Der digitale Franken für die breite Bevölkerung bringt aus unserer Sicht zum jetzigen Zeitpunkt für die Schweiz kaum Vorteile.

 

Die Europäische Zentralbank will im Oktober entscheiden, wie sie das Projekt «Digitaler Euro» fortsetzt. Wie sieht der Zeitplan in der Schweiz aus?

Der digitale Franken für die breite Bevölkerung bringt aus unserer Sicht zum jetzigen Zeitpunkt für die Schweiz kaum Vorteile, weist aber diverse Risiken auf. Wir sind im Moment daher zurückhaltender. Eine Weiterentwicklung der bestehenden Zahlungssysteme scheint uns sinnvoller.

Also wartet die Schweiz zu?

Nein, die Schweiz ist sogar führend auf dem Gebiet des digitalen Zentralbankgelds. Unser Fokus liegt aber auf einem digitalen Franken, der für die Abwicklung von tokenisierten Wertschriften eingesetzt werden kann. Dieser würde jenen Finanzinstituten zur Verfügung gestellt, die heute schon ein Konto bei uns haben. Wir experimentieren hierzu seit Längerem mit der Bank für Internationalen Zahlungsausgleich in Basel und werden diese Arbeiten nun in einem Pilotbetrieb fortführen.

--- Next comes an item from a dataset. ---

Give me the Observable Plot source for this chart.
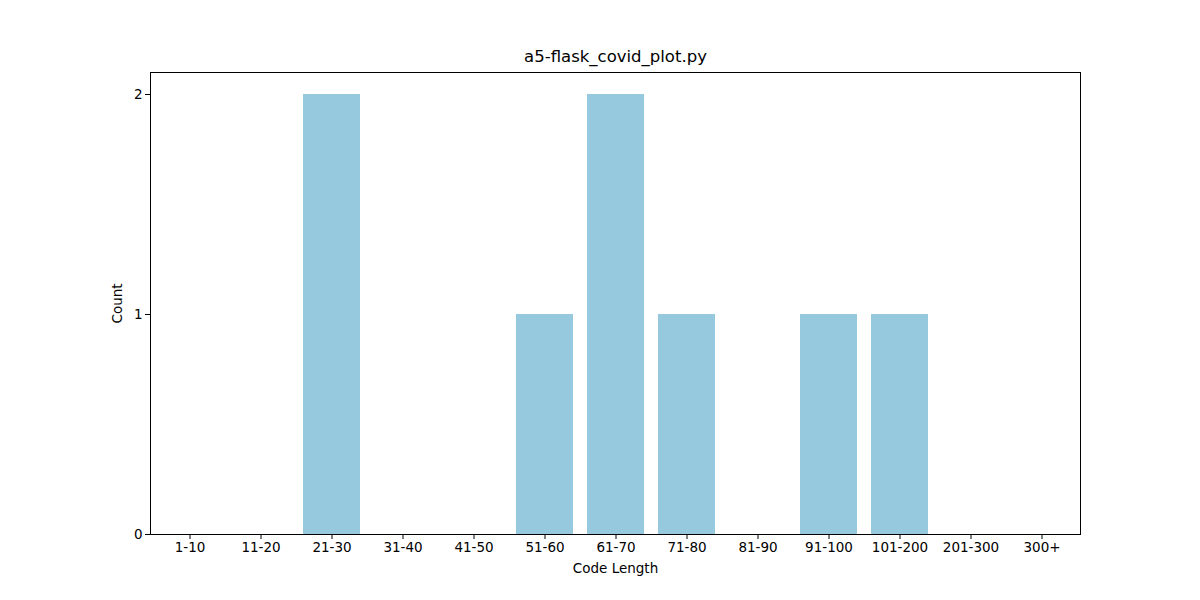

Und parallel zur digitalen Welt leben wir weiterhin mit der alternden Technologie Bargeld?

Alternde Technologie würde ich Bargeld nicht nennen. Im Gegenteil: Bargeld vereint Hightech und Kunst. Es wird immer weiterentwickelt. Gerade in der Schweiz haben wir einige Firmen, die hier an vorderster Front dabei sind. Aber auch das bestehende Zahlungssystem entwickeln wir laufend weiter. Ab Herbst 2023 wird das Zahlungssystem der Schweiz Sofortüberweisungen ermöglichen.

Zitiervorschlag: Interview mit Martin Schlegel, Schweizerische Nationalbank (2023). «Bargeld stirbt nicht aus». Die Volkswirtschaft, 16. Mai.

Martin Schlegel

Martin Schlegel ist seit August 2022 Vizepräsident des Direktoriums der Schweizerischen Nationalbank (SNB). Der 46-Jährige verantwortet unter anderem die Bereiche Bargeld und Finanzstabilität. Martin Schlegel ist seit 2003 in verschiedenen Funktionen für die SNB tätig. Er studierte Wirtschaftswissenschaften an der Universität Zürich und promovierte 2009 an der Universität Basel.

Die SNB wurde 1907 gegründet. Sie führt als unabhängige Zentralbank die Geld- und Währungspolitik des Landes. Die Nationalbank beschäftigt rund 980 Mitarbeitende.